## Raw data:
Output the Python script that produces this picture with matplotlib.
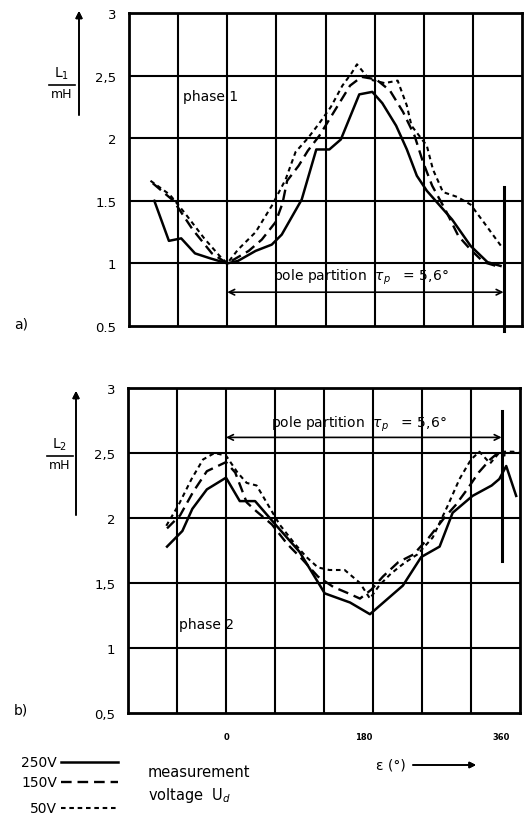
import matplotlib.pyplot as plt
from matplotlib.lines import Line2D

plt.rcParams['font.family'] = ['DejaVu Sans']

W, H = 526, 820

# phase 1, electrical angle eps (deg) vs L1 (mH)
a_250_x = [-95, -76, -60, -42, -22, 0, 14, 37, 58, 71, 97, 116, 133, 148, 172, 189, 202, 220, 234, 247, 260, 293, 317, 339, 356]
a_250_y = [1.50, 1.18, 1.20, 1.08, 1.04, 1.00, 1.02, 1.10, 1.15, 1.23, 1.51, 1.91, 1.91, 1.99, 2.35, 2.37, 2.28, 2.10, 1.91, 1.70, 1.58, 1.35, 1.14, 1.01, 0.98]
a_150_x = [-97, -70, -45, -20, 0, 14, 28, 45, 63, 72, 78, 93, 105, 120, 140, 160, 175, 194, 212, 229, 244, 255, 267, 284, 301, 317, 334, 350]
a_150_y = [1.64, 1.50, 1.27, 1.08, 1.00, 1.05, 1.10, 1.19, 1.33, 1.48, 1.66, 1.78, 1.90, 2.02, 2.22, 2.42, 2.49, 2.47, 2.38, 2.21, 2.02, 1.81, 1.62, 1.43, 1.22, 1.11, 1.01, 0.98]
a_50_x = [-100, -75, -55, -30, -10, 0, 14, 37, 58, 76, 89, 105, 120, 135, 150, 162, 169, 185, 205, 222, 234, 240, 260, 268, 281, 300, 317, 334, 359]
a_50_y = [1.66, 1.55, 1.40, 1.20, 1.06, 1.00, 1.11, 1.25, 1.46, 1.67, 1.89, 2.00, 2.12, 2.25, 2.42, 2.52, 2.59, 2.47, 2.44, 2.46, 2.26, 2.10, 1.94, 1.75, 1.57, 1.53, 1.47, 1.33, 1.12]

# phase 2, L2 (mH)
b_250_x = [-77, -57, -44, -25, 0, 18, 38, 66, 96, 129, 162, 188, 231, 255, 279, 296, 322, 347, 357, 366, 379]
b_250_y = [1.78, 1.90, 2.07, 2.22, 2.31, 2.13, 2.13, 1.94, 1.74, 1.42, 1.35, 1.26, 1.48, 1.70, 1.78, 2.04, 2.17, 2.25, 2.30, 2.40, 2.17]
b_150_x = [-77, -60, -43, -25, 0, 12, 27, 40, 60, 80, 100, 120, 140, 160, 175, 190, 205, 225, 245, 265, 285, 300, 315, 330, 345, 355, 365]
b_150_y = [1.92, 2.02, 2.20, 2.36, 2.43, 2.35, 2.12, 2.05, 1.95, 1.80, 1.68, 1.55, 1.47, 1.42, 1.38, 1.45, 1.55, 1.66, 1.72, 1.85, 2.00, 2.10, 2.22, 2.35, 2.45, 2.50, 2.48]
b_50_x = [-78, -62, -45, -30, -15, 0, 15, 27, 40, 55, 70, 90, 105, 120, 135, 155, 175, 188, 200, 215, 232, 250, 270, 290, 305, 320, 331, 345, 358, 375, 383]
b_50_y = [1.94, 2.10, 2.30, 2.45, 2.50, 2.48, 2.35, 2.27, 2.25, 2.10, 1.95, 1.80, 1.70, 1.62, 1.60, 1.60, 1.50, 1.38, 1.48, 1.57, 1.65, 1.72, 1.85, 2.10, 2.30, 2.45, 2.51, 2.42, 2.51, 2.51, 2.50]

yticks = [0.5, 1, 1.5, 2, 2.5, 3]
a_ylabels = ['0.5', '1', '1.5', '2', '2,5', '3']
b_ylabels = ['0,5', '1', '1,5', '2', '2,5', '3']
grid_x = [-64, 0, 64, 128, 192, 256, 320]
grid_y = [1, 1.5, 2, 2.5]
xticks = [0, 180, 360]
xlabels = ['0', '180', '360']
pole = [0, 360]

styles = {
    '250V': dict(color='k', lw=1.8, linestyle='-'),
    '150V': dict(color='k', lw=1.7, linestyle=(0, (4.5, 2.5))),
    '50V': dict(color='k', lw=1.5, linestyle=(0, (2.2, 1.8))),
}


def px(x, y):
    return (x / W, 1 - y / H)


fig = plt.figure(figsize=(W / 100, H / 100), dpi=100)
ax1 = fig.add_axes([129 / W, 1 - 327 / H, 393 / W, 313 / H])
ax2 = fig.add_axes([128 / W, 1 - 714 / H, 392 / W, 325 / H])

for ax, labs in [(ax1, a_ylabels), (ax2, b_ylabels)]:
    ax.set_xlim(-128, 384)
    ax.set_ylim(0.5, 3)
    for gx in grid_x:
        ax.axvline(gx, color='k', lw=1.5, zorder=1)
    for gy in grid_y:
        ax.axhline(gy, color='k', lw=1.5, zorder=1)
    for s in ax.spines.values():
        s.set_linewidth(2)
    ax.set_yticks(yticks, labs)
    ax.tick_params(axis='y', length=0, pad=9, labelsize=9.5)
    ax.tick_params(axis='x', length=0)

ax1.set_xticks([])
ax2.set_xticks(xticks, xlabels, fontsize=6, fontweight='bold')
ax2.tick_params(axis='x', pad=14)

ax1.plot(a_250_x, a_250_y, **styles['250V'], zorder=3)
ax1.plot(a_150_x, a_150_y, **styles['150V'], zorder=3)
ax1.plot(a_50_x, a_50_y, **styles['50V'], zorder=3)
ax2.plot(b_250_x, b_250_y, **styles['250V'], zorder=3)
ax2.plot(b_150_x, b_150_y, **styles['150V'], zorder=3)
ax2.plot(b_50_x, b_50_y, **styles['50V'], zorder=3)

ax1.text(-58, 2.34, 'phase 1', fontsize=10, va='center')
ax2.text(-62, 1.185, 'phase 2', fontsize=10, va='center')

# pole partition marks
for ax, ya, yt, ym in [(ax1, 0.77, 0.9, (0.46, 1.61)), (ax2, 2.62, 2.73, (1.67, 2.82))]:
    ax.annotate('', xy=(pole[1], ya), xytext=(pole[0], ya),
                arrowprops=dict(arrowstyle='<->', lw=1.2, color='k', shrinkA=0, shrinkB=0))
    ax.text(174, yt, 'pole partition  $\\tau_p$   = 5,6°', ha='center', va='center', fontsize=10)
    ax.plot([pole[1], pole[1]], list(ym), color='k', lw=2.2, clip_on=False, zorder=4)

# y-axis labels with arrows
for lab, xc, yl, ym, yline, xa, ya0, ya1 in [('L$_1$', 62, 74, 94, 86, 79, 116, 12),
                                              ('L$_2$', 60, 445, 466, 457, 76, 516, 392)]:
    fig.text(*px(xc, yl), lab, ha='center', va='center', fontsize=10)
    fig.text(*px(xc, ym), 'mH', ha='center', va='center', fontsize=9)
    fig.add_artist(Line2D([px(xc - 13, 0)[0], px(xc + 13, 0)[0]], [px(0, yline)[1]] * 2,
                          color='k', lw=1.2, transform=fig.transFigure))
    fig.add_artist(plt.annotate('', xy=px(xa, ya1), xytext=px(xa, ya0), xycoords='figure fraction',
                                arrowprops=dict(arrowstyle='-|>', lw=1.2, color='k', shrinkA=0, shrinkB=0,
                                                mutation_scale=10)))

fig.text(*px(14, 325), 'a)', fontsize=10, va='center')
fig.text(*px(14, 711), 'b)', fontsize=10, va='center')

# legend of measurement voltage
for name, yy, x0 in [('250V', 763, 57), ('150V', 783, 57), ('50V', 809, 57)]:
    fig.text(*px(x0, yy), name, ha='right', va='center', fontsize=10)
    fig.add_artist(Line2D([px(61, 0)[0], px(118, 0)[0]], [px(0, yy)[1]] * 2,
                          transform=fig.transFigure, **styles[name]))
fig.text(*px(148, 773), 'measurement', va='center', fontsize=10.5)
fig.text(*px(148, 796), 'voltage  U$_d$', va='center', fontsize=10.5)

fig.text(*px(376, 766), 'ε (°)', va='center', fontsize=10)
fig.add_artist(plt.annotate('', xy=px(476, 766), xytext=px(413, 766), xycoords='figure fraction',
                            arrowprops=dict(arrowstyle='-|>', lw=1.2, color='k', shrinkA=0, shrinkB=0,
                                            mutation_scale=9)))

fig.savefig('out.png', dpi=100)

## Exercise prompt:
Everything from the first line of the listing above through the line that contains "W, H = 526, 820" is to be restated word for word, minus the pictures.

## Output for this exercise:
Output the Python script that produces this picture with matplotlib.
import matplotlib.pyplot as plt
from matplotlib.lines import Line2D

plt.rcParams['font.family'] = ['DejaVu Sans']

W, H = 526, 820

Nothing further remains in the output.